In that spirit, Netflix has done something more impressive than merely surviving a storm: it has thrived. It has done so by straddling two worlds, the start-up ethos of innovation and the durability of older-school companies that have prospered over the long term. Hastings’ mention of his company’s honor code in his culture slides echoes the thinking of another pledge: A company’s first responsibility is to the people who use its products and services; the second responsibility is to its employees; the third is to the community and environment; and the fourth is to the stockholders, who will be well-served only if the first three responsibilities are met. The statement isn’t from the Internet age. It was written in 1943 by Robert Wood Johnson, the son of the founder of Johnson & Johnson, and is called simply, “The Credo.” This Credo remains a cornerstone of Johnson & Johnson’s culture. (It was their credo helped J&J recover from the tainted Tylenol scandal of the 1980s.)
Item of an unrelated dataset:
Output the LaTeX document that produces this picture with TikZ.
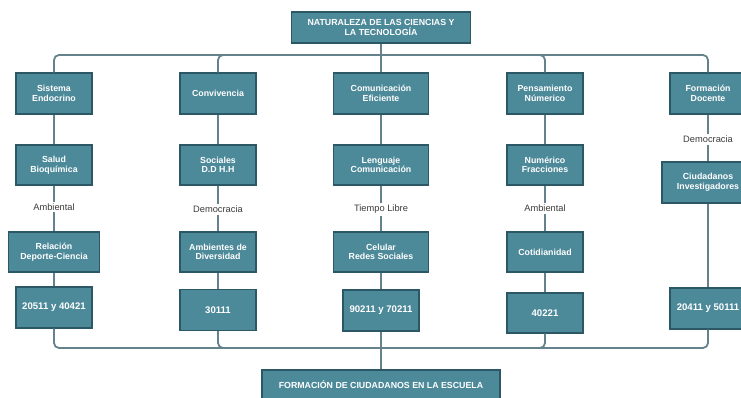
\documentclass[tikz,border=0pt]{standalone}
\usepackage{fontspec}
\setmainfont{Liberation Sans}
\definecolor{boxfill}{RGB}{76,137,153}
\definecolor{boxline}{RGB}{44,88,102}
\definecolor{conn}{RGB}{100,130,140}
\definecolor{lbl}{RGB}{60,60,60}
\begin{document}
\begin{tikzpicture}[x=1pt,y=-1pt,
  bx/.style={draw=boxline, fill=boxfill, line width=1.2pt, text=white,
    font=\bfseries\fontsize{8.8}{9.6}\selectfont, align=center, inner sep=0pt,
    minimum width=76pt, minimum height=41pt},
  nb/.style={bx, font=\bfseries\fontsize{9.6}{10}\selectfont},
  lb/.style={text=lbl, font=\fontsize{9.3}{10}\selectfont, inner sep=1.5pt, fill=white},
  cn/.style={draw=conn, line width=1.8pt, rounded corners=5pt}]
\useasboundingbox (0,0) rectangle (741,398);

% top and bottom
\node[bx, minimum width=179pt, minimum height=31pt] (top) at (381,27.5) {NATURALEZA DE LAS CIENCIAS Y\\LA TECNOLOGÍA};
\node[bx, minimum width=238pt, minimum height=30pt] (bot) at (381,385) {FORMACIÓN DE CIUDADANOS EN LA ESCUELA};

% row 1
\node[bx] (a1) at (54,93.5) {Sistema\\Endocrino};
\node[bx] (a2) at (218,93.5) {Convivencia};
\node[bx, minimum width=95pt] (a3) at (381,93.5) {Comunicación\\Eficiente};
\node[bx] (a4) at (545,93.5) {Pensamiento\\Númerico};
\node[bx] (a5) at (708,93.5) {Formación\\Docente};

% row 2
\node[bx, minimum height=40pt] (b1) at (54,165) {Salud\\Bioquímica};
\node[bx, minimum height=40pt] (b2) at (218,165) {Sociales\\D.D H.H};
\node[bx, minimum width=95pt, minimum height=40pt] (b3) at (381,165) {Lenguaje\\Comunicación};
\node[bx, minimum height=40pt] (b4) at (545,165) {Numérico\\Fracciones};
\node[bx, minimum width=92pt, minimum height=41pt] (b5) at (708,182.5) {Ciudadanos\\Investigadores};

% labels
\node[lb] (l1) at (54,207) {Ambiental};
\node[lb] (l2) at (218,209.5) {Democracia};
\node[lb] (l3) at (381,209.5) {Tiempo Libre};
\node[lb] (l4) at (545,208.5) {Ambiental};
\node[lb] (l5) at (708,139.5) {Democracia};

% row 3
\node[bx, minimum width=91pt, minimum height=40pt] (c1) at (54,252) {Relación\\Deporte-Ciencia};
\node[bx, minimum height=40pt] (c2) at (218,252) {Ambientes de\\Diversidad};
\node[bx, minimum width=95pt, minimum height=40pt] (c3) at (381,252) {Celular\\Redes Sociales};
\node[bx, minimum height=40pt] (c4) at (545,252) {Cotidianidad};

% row 4
\node[nb] (d1) at (54,307.5) {20511 y 40421};
\node[nb] (d2) at (218,310) {30111};
\node[nb] (d3) at (381,310.5) {90211 y 70211};
\node[nb, minimum height=40pt] (d4) at (545,313) {40221};
\node[nb] (d5) at (708,308.5) {20411 y 50111};

% top bus
\coordinate (tb) at (381,55);
\draw[cn] (top.south) -- (tb);
\draw[cn] (a1.north) |- (tb);
\draw[cn] (a5.north) |- (tb);
\draw[cn] (a2.north) |- (tb);
\draw[cn] (a4.north) |- (tb);
\draw[cn] (a3.north) -- (tb);

% columns
\draw[cn] (a1) -- (b1); \draw[cn] (b1) -- (l1); \draw[cn] (l1) -- (c1); \draw[cn] (c1) -- (d1);
\draw[cn] (a2) -- (b2); \draw[cn] (b2) -- (l2); \draw[cn] (l2) -- (c2); \draw[cn] (c2) -- (d2);
\draw[cn] (a3) -- (b3); \draw[cn] (b3) -- (l3); \draw[cn] (l3) -- (c3); \draw[cn] (c3) -- (d3);
\draw[cn] (a4) -- (b4); \draw[cn] (b4) -- (l4); \draw[cn] (l4) -- (c4); \draw[cn] (c4) -- (d4);
\draw[cn] (a5) -- (l5); \draw[cn] (l5) -- (b5); \draw[cn] (b5) -- (d5);

% bottom bus
\coordinate (bb) at (381,348);
\draw[cn] (d1.south) |- (bb);
\draw[cn] (d2.south) |- (bb);
\draw[cn] (d4.south) |- (bb);
\draw[cn] (d5.south) |- (bb);
\draw[cn] (d3.south) -- (bb);
\draw[cn, line width=2.2pt] (bb) -- (bot.north);
\end{tikzpicture}
\end{document}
While Netflix’s culture slides embed some of the thinking in J&J’s Credo, it’s in their most recent Investor Relations document that they explicitly detail a long-term position. Netflix describes itself as a “focused passion brand. Starbucks not 7-Eleven. Southwest not United.”
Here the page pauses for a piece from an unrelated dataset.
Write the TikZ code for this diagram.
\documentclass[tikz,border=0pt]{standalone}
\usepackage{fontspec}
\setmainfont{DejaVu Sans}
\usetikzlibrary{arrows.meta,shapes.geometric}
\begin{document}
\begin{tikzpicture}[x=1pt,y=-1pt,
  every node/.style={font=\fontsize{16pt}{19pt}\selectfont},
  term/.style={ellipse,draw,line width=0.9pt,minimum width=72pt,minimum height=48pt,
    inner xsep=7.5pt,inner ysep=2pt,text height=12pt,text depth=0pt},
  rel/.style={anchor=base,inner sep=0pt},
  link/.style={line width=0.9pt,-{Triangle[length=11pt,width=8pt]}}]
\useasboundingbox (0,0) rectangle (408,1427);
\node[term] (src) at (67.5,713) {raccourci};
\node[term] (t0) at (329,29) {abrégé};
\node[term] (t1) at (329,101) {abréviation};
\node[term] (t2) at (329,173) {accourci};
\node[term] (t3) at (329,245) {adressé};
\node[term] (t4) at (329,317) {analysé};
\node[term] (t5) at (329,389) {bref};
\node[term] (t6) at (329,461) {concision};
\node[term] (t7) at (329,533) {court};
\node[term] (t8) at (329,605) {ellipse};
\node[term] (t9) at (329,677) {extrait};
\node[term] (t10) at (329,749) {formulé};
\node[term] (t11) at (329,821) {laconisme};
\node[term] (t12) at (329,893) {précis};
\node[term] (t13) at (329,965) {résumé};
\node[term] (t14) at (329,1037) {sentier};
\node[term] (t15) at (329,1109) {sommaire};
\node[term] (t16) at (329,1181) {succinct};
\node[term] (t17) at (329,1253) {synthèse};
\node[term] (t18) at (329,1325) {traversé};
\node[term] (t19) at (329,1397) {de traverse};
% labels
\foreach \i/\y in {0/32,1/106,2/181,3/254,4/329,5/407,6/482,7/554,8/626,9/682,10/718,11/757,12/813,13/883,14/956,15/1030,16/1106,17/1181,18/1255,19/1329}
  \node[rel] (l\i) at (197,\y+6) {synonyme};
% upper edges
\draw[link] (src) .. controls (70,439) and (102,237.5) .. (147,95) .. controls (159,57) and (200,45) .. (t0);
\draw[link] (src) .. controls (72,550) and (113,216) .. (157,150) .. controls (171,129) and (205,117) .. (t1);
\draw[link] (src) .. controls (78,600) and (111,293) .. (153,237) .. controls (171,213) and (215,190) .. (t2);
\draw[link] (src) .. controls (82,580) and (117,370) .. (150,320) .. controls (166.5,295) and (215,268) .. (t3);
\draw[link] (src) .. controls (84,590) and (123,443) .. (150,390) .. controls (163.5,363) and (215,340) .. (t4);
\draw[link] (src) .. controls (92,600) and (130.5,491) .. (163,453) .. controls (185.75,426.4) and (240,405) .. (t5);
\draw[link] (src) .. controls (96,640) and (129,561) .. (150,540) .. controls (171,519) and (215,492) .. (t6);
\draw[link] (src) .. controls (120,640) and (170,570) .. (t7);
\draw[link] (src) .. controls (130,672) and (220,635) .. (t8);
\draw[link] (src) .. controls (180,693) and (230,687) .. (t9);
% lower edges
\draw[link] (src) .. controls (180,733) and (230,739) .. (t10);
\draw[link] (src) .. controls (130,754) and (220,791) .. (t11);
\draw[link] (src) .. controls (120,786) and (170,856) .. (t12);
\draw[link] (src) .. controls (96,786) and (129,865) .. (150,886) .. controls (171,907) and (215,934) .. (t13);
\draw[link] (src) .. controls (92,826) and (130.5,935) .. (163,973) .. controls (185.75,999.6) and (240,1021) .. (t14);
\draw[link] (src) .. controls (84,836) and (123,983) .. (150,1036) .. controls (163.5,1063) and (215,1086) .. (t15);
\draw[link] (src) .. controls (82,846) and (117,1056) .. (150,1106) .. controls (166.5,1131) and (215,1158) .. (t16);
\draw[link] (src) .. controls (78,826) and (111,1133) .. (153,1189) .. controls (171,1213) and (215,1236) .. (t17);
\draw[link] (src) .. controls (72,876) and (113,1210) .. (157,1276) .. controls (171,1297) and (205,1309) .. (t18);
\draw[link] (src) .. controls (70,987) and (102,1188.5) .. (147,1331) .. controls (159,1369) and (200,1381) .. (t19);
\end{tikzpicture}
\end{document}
When it comes to Netflix, I’ve also been on a journey. I can no longer simply refer to their price increase as an illustration of how our new interconnected reality affected the company, because their full story has become so much richer over time. In watching the company, I’ve come to understand how Netflix has actually gotten good at going up and down in pursuit of their founding mission – it’s become an integral part of their ethos. Over the years I will be watching Netflix – if not in the same way as most people do – and speaking about the company in this context and how it can inspire us all.